THE TASK
Starting at the top of the entries, restate word for word each line up to and including the one with "box_colors = ['#1F77B4', '#FF7F0E']".

DATA SUPPLIED

========================

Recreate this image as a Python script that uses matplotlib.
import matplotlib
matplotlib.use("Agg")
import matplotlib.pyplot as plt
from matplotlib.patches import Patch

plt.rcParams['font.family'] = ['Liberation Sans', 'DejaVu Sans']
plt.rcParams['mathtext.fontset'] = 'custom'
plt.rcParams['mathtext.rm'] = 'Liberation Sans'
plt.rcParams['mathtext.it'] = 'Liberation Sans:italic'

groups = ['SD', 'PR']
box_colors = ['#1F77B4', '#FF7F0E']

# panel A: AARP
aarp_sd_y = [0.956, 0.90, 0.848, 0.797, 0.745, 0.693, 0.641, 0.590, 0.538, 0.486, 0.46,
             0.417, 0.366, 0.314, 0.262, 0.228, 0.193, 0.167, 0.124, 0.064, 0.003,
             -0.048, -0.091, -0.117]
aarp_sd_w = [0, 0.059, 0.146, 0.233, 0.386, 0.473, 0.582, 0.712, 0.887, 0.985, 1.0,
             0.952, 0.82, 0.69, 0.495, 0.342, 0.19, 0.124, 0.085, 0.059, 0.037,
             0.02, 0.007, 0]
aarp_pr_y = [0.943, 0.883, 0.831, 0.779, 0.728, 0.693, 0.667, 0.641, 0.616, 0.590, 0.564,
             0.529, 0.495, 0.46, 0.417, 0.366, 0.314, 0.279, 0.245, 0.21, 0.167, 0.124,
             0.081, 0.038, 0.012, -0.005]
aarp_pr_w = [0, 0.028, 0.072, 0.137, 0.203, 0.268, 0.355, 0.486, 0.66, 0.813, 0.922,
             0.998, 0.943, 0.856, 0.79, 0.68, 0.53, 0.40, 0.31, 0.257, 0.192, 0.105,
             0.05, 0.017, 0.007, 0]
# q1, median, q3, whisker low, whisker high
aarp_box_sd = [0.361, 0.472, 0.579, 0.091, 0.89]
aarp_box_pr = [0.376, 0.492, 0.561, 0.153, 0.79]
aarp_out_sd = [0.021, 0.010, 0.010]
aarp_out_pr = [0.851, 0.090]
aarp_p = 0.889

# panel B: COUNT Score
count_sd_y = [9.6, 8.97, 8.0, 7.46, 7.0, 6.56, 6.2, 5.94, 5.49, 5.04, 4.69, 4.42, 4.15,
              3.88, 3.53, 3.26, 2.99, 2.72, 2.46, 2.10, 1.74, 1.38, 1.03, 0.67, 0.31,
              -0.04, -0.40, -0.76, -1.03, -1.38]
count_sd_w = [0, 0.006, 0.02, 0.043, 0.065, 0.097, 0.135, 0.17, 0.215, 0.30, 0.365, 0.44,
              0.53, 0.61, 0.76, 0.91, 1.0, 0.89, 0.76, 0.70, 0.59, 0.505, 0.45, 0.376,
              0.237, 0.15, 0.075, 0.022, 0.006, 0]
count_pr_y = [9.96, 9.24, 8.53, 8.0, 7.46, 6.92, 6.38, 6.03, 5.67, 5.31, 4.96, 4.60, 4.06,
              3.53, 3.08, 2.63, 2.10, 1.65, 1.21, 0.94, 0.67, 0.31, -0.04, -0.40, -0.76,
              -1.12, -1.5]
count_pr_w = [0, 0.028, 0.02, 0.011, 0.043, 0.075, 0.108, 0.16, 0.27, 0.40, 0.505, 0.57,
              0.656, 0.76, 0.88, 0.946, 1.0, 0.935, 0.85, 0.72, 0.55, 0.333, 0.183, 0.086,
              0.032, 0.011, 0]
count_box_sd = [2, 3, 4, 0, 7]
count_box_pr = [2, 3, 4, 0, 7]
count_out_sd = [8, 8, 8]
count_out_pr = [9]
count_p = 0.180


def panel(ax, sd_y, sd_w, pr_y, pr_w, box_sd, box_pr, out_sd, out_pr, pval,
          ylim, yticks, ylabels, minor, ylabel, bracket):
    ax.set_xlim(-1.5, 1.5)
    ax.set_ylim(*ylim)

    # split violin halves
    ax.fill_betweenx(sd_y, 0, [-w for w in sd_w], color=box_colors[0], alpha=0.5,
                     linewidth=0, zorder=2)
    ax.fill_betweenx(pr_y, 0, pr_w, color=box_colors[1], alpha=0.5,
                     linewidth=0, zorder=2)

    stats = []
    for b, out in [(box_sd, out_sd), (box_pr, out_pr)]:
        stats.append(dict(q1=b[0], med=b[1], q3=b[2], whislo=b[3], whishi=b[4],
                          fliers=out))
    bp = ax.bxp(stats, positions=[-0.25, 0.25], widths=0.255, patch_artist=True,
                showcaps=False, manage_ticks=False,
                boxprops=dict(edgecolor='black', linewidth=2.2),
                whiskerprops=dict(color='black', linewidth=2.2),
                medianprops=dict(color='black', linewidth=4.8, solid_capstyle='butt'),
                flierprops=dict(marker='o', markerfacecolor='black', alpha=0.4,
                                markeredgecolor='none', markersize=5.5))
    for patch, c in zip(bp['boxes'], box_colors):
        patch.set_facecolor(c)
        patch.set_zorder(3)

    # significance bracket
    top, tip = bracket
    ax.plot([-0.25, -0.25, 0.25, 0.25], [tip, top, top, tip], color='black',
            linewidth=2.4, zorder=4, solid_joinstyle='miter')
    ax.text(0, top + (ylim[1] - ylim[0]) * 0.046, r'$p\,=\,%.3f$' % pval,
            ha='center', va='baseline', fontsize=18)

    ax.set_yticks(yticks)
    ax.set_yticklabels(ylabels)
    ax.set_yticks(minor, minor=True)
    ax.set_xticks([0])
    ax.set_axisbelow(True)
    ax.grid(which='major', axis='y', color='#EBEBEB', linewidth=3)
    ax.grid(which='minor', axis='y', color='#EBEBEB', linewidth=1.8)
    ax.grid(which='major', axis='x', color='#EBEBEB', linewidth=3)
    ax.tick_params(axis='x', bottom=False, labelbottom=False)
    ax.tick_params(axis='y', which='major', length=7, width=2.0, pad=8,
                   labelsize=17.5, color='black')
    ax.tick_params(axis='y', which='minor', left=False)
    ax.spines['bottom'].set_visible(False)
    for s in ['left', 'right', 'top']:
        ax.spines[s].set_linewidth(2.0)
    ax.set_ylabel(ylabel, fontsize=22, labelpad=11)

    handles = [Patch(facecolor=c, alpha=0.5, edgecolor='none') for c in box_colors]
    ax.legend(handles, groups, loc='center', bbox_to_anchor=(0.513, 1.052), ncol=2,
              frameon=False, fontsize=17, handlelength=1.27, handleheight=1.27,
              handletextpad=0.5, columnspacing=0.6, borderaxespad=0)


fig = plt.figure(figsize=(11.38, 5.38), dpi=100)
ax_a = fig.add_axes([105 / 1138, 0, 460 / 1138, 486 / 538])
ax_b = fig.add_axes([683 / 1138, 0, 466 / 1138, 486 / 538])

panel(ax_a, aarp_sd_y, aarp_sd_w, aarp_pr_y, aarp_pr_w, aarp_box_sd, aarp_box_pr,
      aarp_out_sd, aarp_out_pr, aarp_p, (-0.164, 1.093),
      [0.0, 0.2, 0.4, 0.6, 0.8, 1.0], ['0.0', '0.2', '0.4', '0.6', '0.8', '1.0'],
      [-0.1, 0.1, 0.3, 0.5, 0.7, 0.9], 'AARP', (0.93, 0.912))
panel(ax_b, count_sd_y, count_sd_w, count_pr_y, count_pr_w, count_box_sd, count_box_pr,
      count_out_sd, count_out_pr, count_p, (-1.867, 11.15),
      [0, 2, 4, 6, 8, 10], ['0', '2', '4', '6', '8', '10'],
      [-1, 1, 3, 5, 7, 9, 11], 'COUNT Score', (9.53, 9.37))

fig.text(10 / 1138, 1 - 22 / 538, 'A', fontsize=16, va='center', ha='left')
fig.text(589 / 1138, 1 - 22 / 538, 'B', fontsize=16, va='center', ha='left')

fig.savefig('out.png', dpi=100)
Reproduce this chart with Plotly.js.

========================

EXERCISE SOLUTION
Recreate this image as a Python script that uses matplotlib.
import matplotlib
matplotlib.use("Agg")
import matplotlib.pyplot as plt
from matplotlib.patches import Patch

plt.rcParams['font.family'] = ['Liberation Sans', 'DejaVu Sans']
plt.rcParams['mathtext.fontset'] = 'custom'
plt.rcParams['mathtext.rm'] = 'Liberation Sans'
plt.rcParams['mathtext.it'] = 'Liberation Sans:italic'

groups = ['SD', 'PR']
box_colors = ['#1F77B4', '#FF7F0E']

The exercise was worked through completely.